In some situations, updates can accumulate in the active server's unsafe queue. This backlog can in turn impact application performance, in which case Exchange or SQL Server clients may experience poor response times as the application slows down. This may happen:
- If the rate at which data is generated on the active server exceeds the available bandwidth, as may occur for a WAN deployment with insufficient bandwidth to handle the peak load
- If the rate at which data is generated on the active server exceeds the rate at which the passive server can apply the changes. This might occur on a system with faster disks on the Active server than the Passive server - for example, where the active server is using a SAN, and the passive server is using a slower RAID controller.
These situations can be managed by adjusting the maintenance schedule such that the effect of any backlog is minimized and constrained to the off-peak hours. Neverfail Heartbeat handles large spikes in processing load during peak hours. When there are also sustained high loads due to maintenance activity, some schedule adjustment may be required to ensure the backlog has cleared before the core hours begin.

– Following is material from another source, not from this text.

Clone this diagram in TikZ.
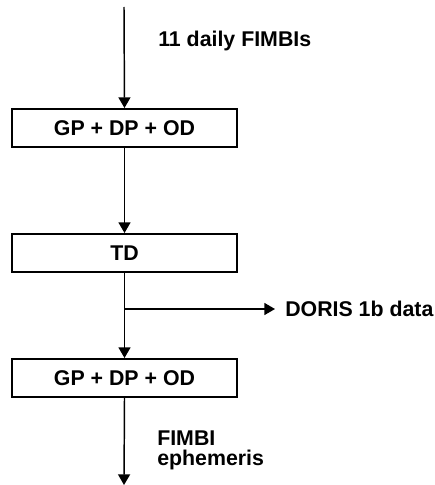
\documentclass[tikz,border=0pt]{standalone}
\usepackage{fontspec}
\setmainfont{Liberation Sans}
\usetikzlibrary{arrows.meta}
\begin{document}
\begin{tikzpicture}[x=0.75pt,y=-0.75pt,
  box/.style={draw, line width=1.5pt, minimum width=168.75pt, minimum height=28.5pt, inner sep=0pt, font=\fontsize{16}{18}\selectfont\bfseries},
  lbl/.style={anchor=west, inner sep=0pt, font=\fontsize{16}{14.5}\selectfont\bfseries, align=left},
  arr/.style={line width=1.1pt, -{Triangle[width=9pt,length=8pt]}},
  ln/.style={line width=1.1pt}]
\useasboundingbox (0,0) rectangle (435,485);
\coordinate (top) at (124,7);
\node[box] (b1) at (124.5,128) {GP + DP + OD};
\node[box] (b2) at (124.5,253) {TD};
\node[box] (b3) at (124.5,378) {GP + DP + OD};
\coordinate (br) at (124,309);
\coordinate (bot) at (124,485);
\node[lbl] (l1) at (158,41) {11 daily FIMBIs};
\node[lbl] (l2) at (285,309) {DORIS 1b data};
\node[lbl] (l3) at (157,450.5) {FIMBI\\ephemeris};
\draw[arr] (top) -- (b1.north);
\draw[arr] (b1.south) -- (b2.north);
\draw[arr] (b2.south) -- (b3.north);
\draw[arr, shorten >=7.5pt] (br) -- (l2.west);
\draw[arr] (b3.south) -- (bot);
\end{tikzpicture}
\end{document}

1) Use SCOPE to record data over a 24-hour period. On the 'Channel' tab of the file nffsidc.xls, generated by Neverfail Group from your SCOPE data, enter your actual channel bandwidth. This should allow you to predict the approximate size of any backlog, and the time required to process and clear the backlog.
2) Adjust the maintenance period according to findings in 1), so the backlog has time to clear before the office core hours.
3) Ensure that the maintenance period does not coincide with the backup schedule.
4) Avoid performing a Full System Check on the protected file system during Exchange maintenance period. A saturated channel can occur when the following two conditions are met:
a) Full System Check results in large amounts of data being synchronized with the passive server.
b) Data is generated due to mailbox defragmentation.
5) If steps 1-4 do not resolve the issue, try setting different start times on the schedule for each mailbox level. This may be particularly useful in environments where there are multiple, large mail stores.
If the backlog can not be handled in off-peak hours then the root cause of the bottleneck needs to established, and addressed. In cases where additional bandwidth cannot be acquired, or disk bottlenecks cannot be resolved, a solution may be to schedule the maintenance tasks solely at the weekend. While this will result in more replication traffic, this traffic can be managed over a time frame of two days.
The schedule can be changed in Exchange System Manager on the database tab associated with a public or private database store. This setting can also be applied using a Mailbox store policy within the organization.